▸ Provided data
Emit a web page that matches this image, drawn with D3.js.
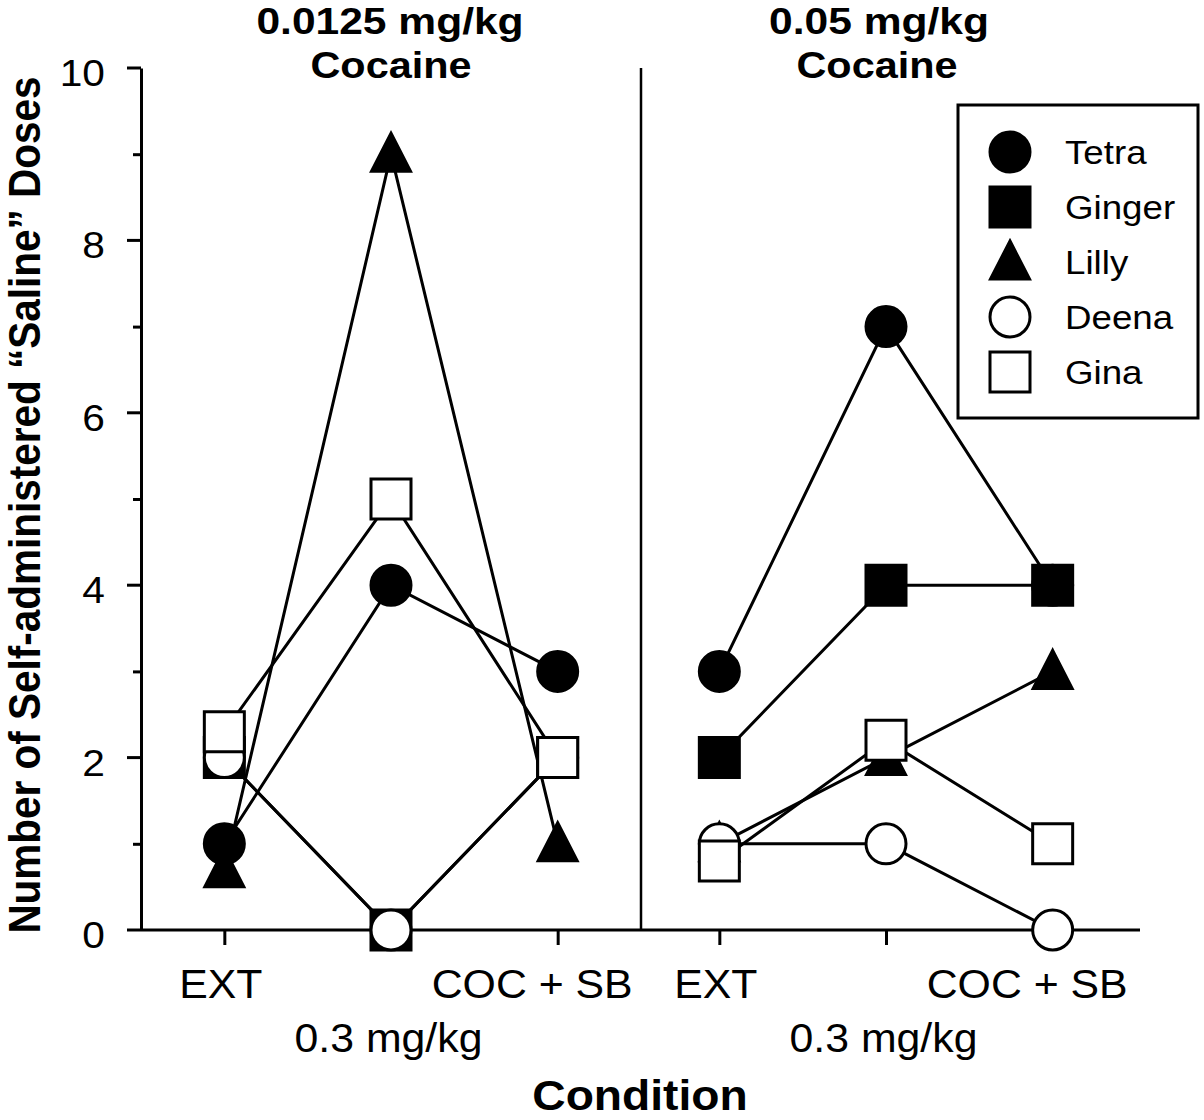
<!DOCTYPE html>
<html>
<head>
<meta charset="utf-8">
<script src="https://cdn.jsdelivr.net/npm/d3@7"></script>
<style>
  html, body { margin: 0; padding: 0; background: #fff; }
  svg { display: block; }
  text { font-family: "Liberation Sans", Arial, Helvetica, sans-serif; fill: #000; }
</style>
</head>
<body>
<svg id="chart" width="1204" height="1120"></svg>
<script>
// ---------------- data ----------------
const categories = ["EXT", "0.3 mg/kg", "COC + SB"];
const panelTitlesLow = ["0.0125 mg/kg", "Cocaine"];
const panelTitlesHigh = ["0.05 mg/kg", "Cocaine"];
const subjects = ["Tetra", "Ginger", "Lilly", "Deena", "Gina"];

// 0.0125 mg/kg cocaine panel
const tetraLow  = [1, 4, 3];
const gingerLow = [2, 0, 2];
const lillyLow  = [0.7, 9, 1];
const deenaLow  = [2, 0, 2];
const ginaLow   = [2.3, 5, 2];

// 0.05 mg/kg cocaine panel
const tetraHigh  = [3, 7, 4];
const gingerHigh = [2, 4, 4];
const lillyHigh  = [1, 2, 3];
const deenaHigh  = [1, 1, 0];
const ginaHigh   = [0.8, 2.2, 1];

const yMajorTicks = [0, 2, 4, 6, 8, 10];
const yMinorTicks = [1, 3, 5, 7, 9];
const yLabel = "Number of Self-administered \u201CSaline\u201D Doses";
const xLabel = "Condition";

// ---------------- styles ----------------
const symbolStyle = {
  Tetra:  { shape: "circle",   filled: true },
  Ginger: { shape: "square",   filled: true },
  Lilly:  { shape: "triangle", filled: true },
  Deena:  { shape: "circle",   filled: false },
  Gina:   { shape: "square",   filled: false }
};
const drawOrder = ["Lilly", "Tetra", "Ginger", "Deena", "Gina"];

const svg = d3.select("#chart");
svg.append("rect").attr("width", 1204).attr("height", 1120).attr("fill", "#fff");

const y = d3.scaleLinear().domain([0, 10]).range([930, 68]);
const xLow = d3.scalePoint().domain(categories).range([141, 641]).padding(0.5);
const xHigh = d3.scalePoint().domain(categories).range([636, 1136]).padding(0.5);

function symbolPath(shape) {
  if (shape === "circle") return "M20,0A20,20 0 1,1 -20,0A20,20 0 1,1 20,0Z";
  if (shape === "square") return "M-20,-20H20V20H-20Z";
  return "M0,-21L19.5,17H-19.5Z";
}
function drawSymbol(g, name, cx, cy) {
  const st = symbolStyle[name];
  g.append("path")
    .attr("d", symbolPath(st.shape))
    .attr("transform", `translate(${cx},${cy})`)
    .attr("fill", st.filled ? "#000" : "#fff")
    .attr("stroke", "#000")
    .attr("stroke-width", 3)
    .attr("stroke-linejoin", "miter");
}
function stretchedText(g, str, x, yy, size, weight, anchor, sx) {
  return g.append("text")
    .attr("transform", `translate(${x},${yy}) scale(${sx},1)`)
    .attr("font-size", size)
    .attr("font-weight", weight || "normal")
    .attr("text-anchor", anchor || "middle")
    .text(str);
}

// ---------------- y axis ----------------
const yAxisG = svg.append("g").attr("transform", "translate(141,0)");
yAxisG.call(d3.axisLeft(y).tickValues(yMinorTicks).tickSize(8).tickSizeOuter(0).tickFormat(""));
yAxisG.selectAll("path.domain").remove();
const yAxisMajor = svg.append("g").attr("transform", "translate(141,0)");
yAxisMajor.call(d3.axisLeft(y).tickValues(yMajorTicks).tickSize(14).tickSizeOuter(0).tickFormat(d3.format("d")));
yAxisMajor.selectAll("text")
  .attr("x", 0).attr("dy", null).attr("y", null)
  .attr("transform", d => `translate(-36,${y(d) + 18}) scale(1.13,1)`)
  .attr("font-size", 36)
  .attr("font-family", "Liberation Sans, Arial, sans-serif")
  .attr("fill", "#000");
yAxisMajor.selectAll(".tick").attr("transform", null);
yAxisMajor.selectAll(".tick line").attr("y1", d => y(d)).attr("y2", d => y(d));
svg.selectAll(".tick line").attr("stroke", "#000").attr("stroke-width", 3);
yAxisMajor.select("path.domain").attr("stroke", "#000").attr("stroke-width", 3);

// ---------------- x axes ----------------
function xAxisFor(scale) {
  const g = svg.append("g").attr("transform", "translate(0,930)");
  g.call(d3.axisBottom(scale).tickSize(15).tickSizeOuter(0));
  g.select("path.domain").remove();
  g.selectAll(".tick line").attr("stroke", "#000").attr("stroke-width", 3);
  g.selectAll(".tick text")
    .attr("y", null).attr("dy", null)
    .attr("font-size", 40)
    .attr("font-family", "Liberation Sans, Arial, sans-serif")
    .attr("fill", "#000")
    .attr("transform", (d, i) => {
      const dx = i === 0 ? -4 : (i === 2 ? -26 : -3);
      const by = i === 1 ? 122 : 68;
      return `translate(${dx},${by}) scale(1.07,1)`;
    });
  return g;
}
xAxisFor(xLow);
xAxisFor(xHigh);

// baseline and panel divider
svg.append("line")
  .attr("x1", 141).attr("x2", 1140).attr("y1", y(0)).attr("y2", y(0))
  .attr("stroke", "#000").attr("stroke-width", 3);
svg.append("line")
  .attr("x1", 641).attr("x2", 641).attr("y1", y(10)).attr("y2", y(0))
  .attr("stroke", "#000").attr("stroke-width", 2.5);

// ---------------- data layer ----------------
const panels = [
  { x: xLow,  series: { Tetra: tetraLow,  Ginger: gingerLow,  Lilly: lillyLow,  Deena: deenaLow,  Gina: ginaLow } },
  { x: xHigh, series: { Tetra: tetraHigh, Ginger: gingerHigh, Lilly: lillyHigh, Deena: deenaHigh, Gina: ginaHigh } }
];

const linesG = svg.append("g");
const marksG = svg.append("g");
panels.forEach(p => {
  subjects.forEach(name => {
    const vals = p.series[name];
    const line = d3.line().x((d, i) => p.x(categories[i])).y(d => y(d));
    linesG.append("path")
      .attr("d", line(vals))
      .attr("fill", "none")
      .attr("stroke", "#000")
      .attr("stroke-width", 3);
  });
});
panels.forEach(p => {
  drawOrder.forEach(name => {
    p.series[name].forEach((v, i) => drawSymbol(marksG, name, p.x(categories[i]), y(v)));
  });
});

// ---------------- titles ----------------
const tg = svg.append("g");
stretchedText(tg, panelTitlesLow[0], 390, 34, 37, "bold", "middle", 1.15);
stretchedText(tg, panelTitlesLow[1], 391, 78, 37, "bold", "middle", 1.12);
stretchedText(tg, panelTitlesHigh[0], 879, 34, 37, "bold", "middle", 1.15);
stretchedText(tg, panelTitlesHigh[1], 877, 78, 37, "bold", "middle", 1.12);

// axis titles
stretchedText(tg, xLabel, 640, 1110, 42, "bold", "middle", 1.1);
tg.append("text")
  .attr("transform", "translate(40,505) scale(1.08,1) rotate(-90)")
  .attr("font-size", 40.5)
  .attr("font-weight", "bold")
  .attr("text-anchor", "middle")
  .text(yLabel);

// ---------------- legend ----------------
const lg = svg.append("g");
lg.append("rect")
  .attr("x", 958).attr("y", 105).attr("width", 240).attr("height", 313)
  .attr("fill", "#fff").attr("stroke", "#000").attr("stroke-width", 3);
subjects.forEach((name, i) => {
  const cy = 152 + i * 55;
  drawSymbol(lg, name, 1010, cy);
  stretchedText(lg, name, 1065, cy + 12, 34, "normal", "start", 1.08);
});
</script>
</body>
</html>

▸ What is needed
Return the full material word for word. Do not include the pictures.

▸ Exercise result
Emit a web page that matches this image, drawn with D3.js.
<!DOCTYPE html>
<html>
<head>
<meta charset="utf-8">
<script src="https://cdn.jsdelivr.net/npm/d3@7"></script>
<style>
  html, body { margin: 0; padding: 0; background: #fff; }
  svg { display: block; }
  text { font-family: "Liberation Sans", Arial, Helvetica, sans-serif; fill: #000; }
</style>
</head>
<body>
<svg id="chart" width="1204" height="1120"></svg>
<script>
// ---------------- data ----------------
const categories = ["EXT", "0.3 mg/kg", "COC + SB"];
const panelTitlesLow = ["0.0125 mg/kg", "Cocaine"];
const panelTitlesHigh = ["0.05 mg/kg", "Cocaine"];
const subjects = ["Tetra", "Ginger", "Lilly", "Deena", "Gina"];

// 0.0125 mg/kg cocaine panel
const tetraLow  = [1, 4, 3];
const gingerLow = [2, 0, 2];
const lillyLow  = [0.7, 9, 1];
const deenaLow  = [2, 0, 2];
const ginaLow   = [2.3, 5, 2];

// 0.05 mg/kg cocaine panel
const tetraHigh  = [3, 7, 4];
const gingerHigh = [2, 4, 4];
const lillyHigh  = [1, 2, 3];
const deenaHigh  = [1, 1, 0];
const ginaHigh   = [0.8, 2.2, 1];

const yMajorTicks = [0, 2, 4, 6, 8, 10];
const yMinorTicks = [1, 3, 5, 7, 9];
const yLabel = "Number of Self-administered \u201CSaline\u201D Doses";
const xLabel = "Condition";

// ---------------- styles ----------------
const symbolStyle = {
  Tetra:  { shape: "circle",   filled: true },
  Ginger: { shape: "square",   filled: true },
  Lilly:  { shape: "triangle", filled: true },
  Deena:  { shape: "circle",   filled: false },
  Gina:   { shape: "square",   filled: false }
};
const drawOrder = ["Lilly", "Tetra", "Ginger", "Deena", "Gina"];

const svg = d3.select("#chart");
svg.append("rect").attr("width", 1204).attr("height", 1120).attr("fill", "#fff");

const y = d3.scaleLinear().domain([0, 10]).range([930, 68]);
const xLow = d3.scalePoint().domain(categories).range([141, 641]).padding(0.5);
const xHigh = d3.scalePoint().domain(categories).range([636, 1136]).padding(0.5);

function symbolPath(shape) {
  if (shape === "circle") return "M20,0A20,20 0 1,1 -20,0A20,20 0 1,1 20,0Z";
  if (shape === "square") return "M-20,-20H20V20H-20Z";
  return "M0,-21L19.5,17H-19.5Z";
}
function drawSymbol(g, name, cx, cy) {
  const st = symbolStyle[name];
  g.append("path")
    .attr("d", symbolPath(st.shape))
    .attr("transform", `translate(${cx},${cy})`)
    .attr("fill", st.filled ? "#000" : "#fff")
    .attr("stroke", "#000")
    .attr("stroke-width", 3)
    .attr("stroke-linejoin", "miter");
}
function stretchedText(g, str, x, yy, size, weight, anchor, sx) {
  return g.append("text")
    .attr("transform", `translate(${x},${yy}) scale(${sx},1)`)
    .attr("font-size", size)
    .attr("font-weight", weight || "normal")
    .attr("text-anchor", anchor || "middle")
    .text(str);
}

// ---------------- y axis ----------------
const yAxisG = svg.append("g").attr("transform", "translate(141,0)");
yAxisG.call(d3.axisLeft(y).tickValues(yMinorTicks).tickSize(8).tickSizeOuter(0).tickFormat(""));
yAxisG.selectAll("path.domain").remove();
const yAxisMajor = svg.append("g").attr("transform", "translate(141,0)");
yAxisMajor.call(d3.axisLeft(y).tickValues(yMajorTicks).tickSize(14).tickSizeOuter(0).tickFormat(d3.format("d")));
yAxisMajor.selectAll("text")
  .attr("x", 0).attr("dy", null).attr("y", null)
  .attr("transform", d => `translate(-36,${y(d) + 18}) scale(1.13,1)`)
  .attr("font-size", 36)
  .attr("font-family", "Liberation Sans, Arial, sans-serif")
  .attr("fill", "#000");
yAxisMajor.selectAll(".tick").attr("transform", null);
yAxisMajor.selectAll(".tick line").attr("y1", d => y(d)).attr("y2", d => y(d));
svg.selectAll(".tick line").attr("stroke", "#000").attr("stroke-width", 3);
yAxisMajor.select("path.domain").attr("stroke", "#000").attr("stroke-width", 3);

// ---------------- x axes ----------------
function xAxisFor(scale) {
  const g = svg.append("g").attr("transform", "translate(0,930)");
  g.call(d3.axisBottom(scale).tickSize(15).tickSizeOuter(0));
  g.select("path.domain").remove();
  g.selectAll(".tick line").attr("stroke", "#000").attr("stroke-width", 3);
  g.selectAll(".tick text")
    .attr("y", null).attr("dy", null)
    .attr("font-size", 40)
    .attr("font-family", "Liberation Sans, Arial, sans-serif")
    .attr("fill", "#000")
    .attr("transform", (d, i) => {
      const dx = i === 0 ? -4 : (i === 2 ? -26 : -3);
      const by = i === 1 ? 122 : 68;
      return `translate(${dx},${by}) scale(1.07,1)`;
    });
  return g;
}
xAxisFor(xLow);
xAxisFor(xHigh);

// baseline and panel divider
svg.append("line")
  .attr("x1", 141).attr("x2", 1140).attr("y1", y(0)).attr("y2", y(0))
  .attr("stroke", "#000").attr("stroke-width", 3);
svg.append("line")
  .attr("x1", 641).attr("x2", 641).attr("y1", y(10)).attr("y2", y(0))
  .attr("stroke", "#000").attr("stroke-width", 2.5);

// ---------------- data layer ----------------
const panels = [
  { x: xLow,  series: { Tetra: tetraLow,  Ginger: gingerLow,  Lilly: lillyLow,  Deena: deenaLow,  Gina: ginaLow } },
  { x: xHigh, series: { Tetra: tetraHigh, Ginger: gingerHigh, Lilly: lillyHigh, Deena: deenaHigh, Gina: ginaHigh } }
];

const linesG = svg.append("g");
const marksG = svg.append("g");
panels.forEach(p => {
  subjects.forEach(name => {
    const vals = p.series[name];
    const line = d3.line().x((d, i) => p.x(categories[i])).y(d => y(d));
    linesG.append("path")
      .attr("d", line(vals))
      .attr("fill", "none")
      .attr("stroke", "#000")
      .attr("stroke-width", 3);
  });
});
panels.forEach(p => {
  drawOrder.forEach(name => {
    p.series[name].forEach((v, i) => drawSymbol(marksG, name, p.x(categories[i]), y(v)));
  });
});

// ---------------- titles ----------------
const tg = svg.append("g");
stretchedText(tg, panelTitlesLow[0], 390, 34, 37, "bold", "middle", 1.15);
stretchedText(tg, panelTitlesLow[1], 391, 78, 37, "bold", "middle", 1.12);
stretchedText(tg, panelTitlesHigh[0], 879, 34, 37, "bold", "middle", 1.15);
stretchedText(tg, panelTitlesHigh[1], 877, 78, 37, "bold", "middle", 1.12);

// axis titles
stretchedText(tg, xLabel, 640, 1110, 42, "bold", "middle", 1.1);
tg.append("text")
  .attr("transform", "translate(40,505) scale(1.08,1) rotate(-90)")
  .attr("font-size", 40.5)
  .attr("font-weight", "bold")
  .attr("text-anchor", "middle")
  .text(yLabel);

// ---------------- legend ----------------
const lg = svg.append("g");
lg.append("rect")
  .attr("x", 958).attr("y", 105).attr("width", 240).attr("height", 313)
  .attr("fill", "#fff").attr("stroke", "#000").attr("stroke-width", 3);
subjects.forEach((name, i) => {
  const cy = 152 + i * 55;
  drawSymbol(lg, name, 1010, cy);
  stretchedText(lg, name, 1065, cy + 12, 34, "normal", "start", 1.08);
});
</script>
</body>
</html>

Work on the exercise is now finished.